Dec. 14, 2007: Source – New York Times
The new energy bill continues its march forward after the U.S. Senate passed the legislation last evening in an 86-8 vote. But before it moved forward, the bill was stripped down of tax provisions adversely affecting the oil and utility industries. Two provisions—a $13 billion tax increase on oil companies and a mandate that all utilities produce 15 percent of their electricity from renewable sources—were omitted from the legislation in order to gain pivotal Republican votes.
A consumer incentive to encourage the purchase of plug-in hybrid cars—in the form of a $3,000 tax credit—was also stripped from the bill. Plug-in hybrids are not yet available to car buyers, but the tax credit may have sped up their introduction to the market.

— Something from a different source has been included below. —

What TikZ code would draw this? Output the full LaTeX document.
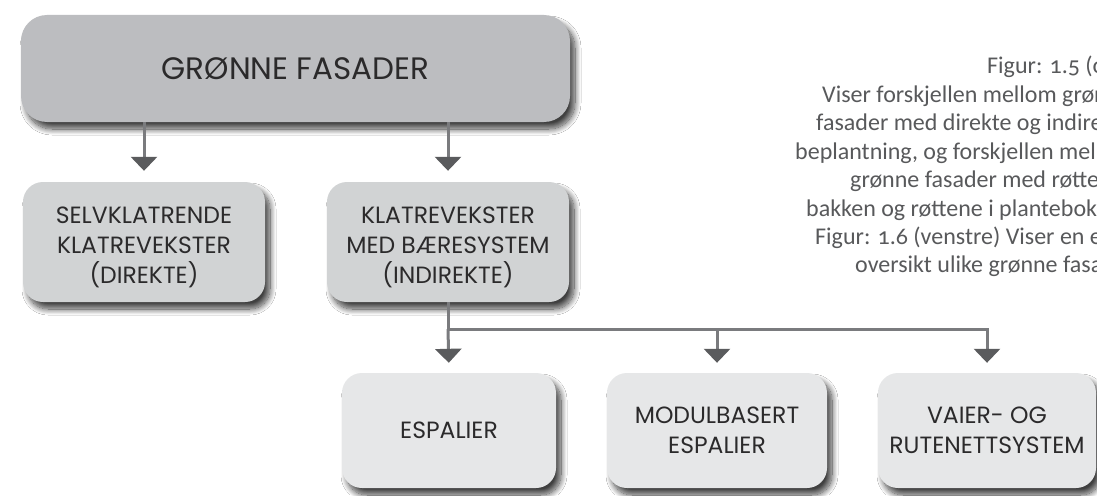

The core of the legislation, however, remained intact. It still contains the all-important 40 percent increase in fuel economy for cars and light trucks, along with a significant boost in the development and production of alternative energy sources, such as biofuels. The new fuel economy standards will take effect in 2011, and will hit a fleet average target of 35 miles per gallon by 2020. The current fuel economy average is 27.2 miles per gallon for cars and 22.2 mpg for light trucks.
The revised bill now heads back to the House of Representatives for a vote early next week. The White House issued a statement saying President Bush would sign the bill once if passed by the House. Although the legislation was weakened, and is disappointing to some environmentalists seeking more dramatic reductions in fuel use, it is expected to quickly move through the House with little opposition.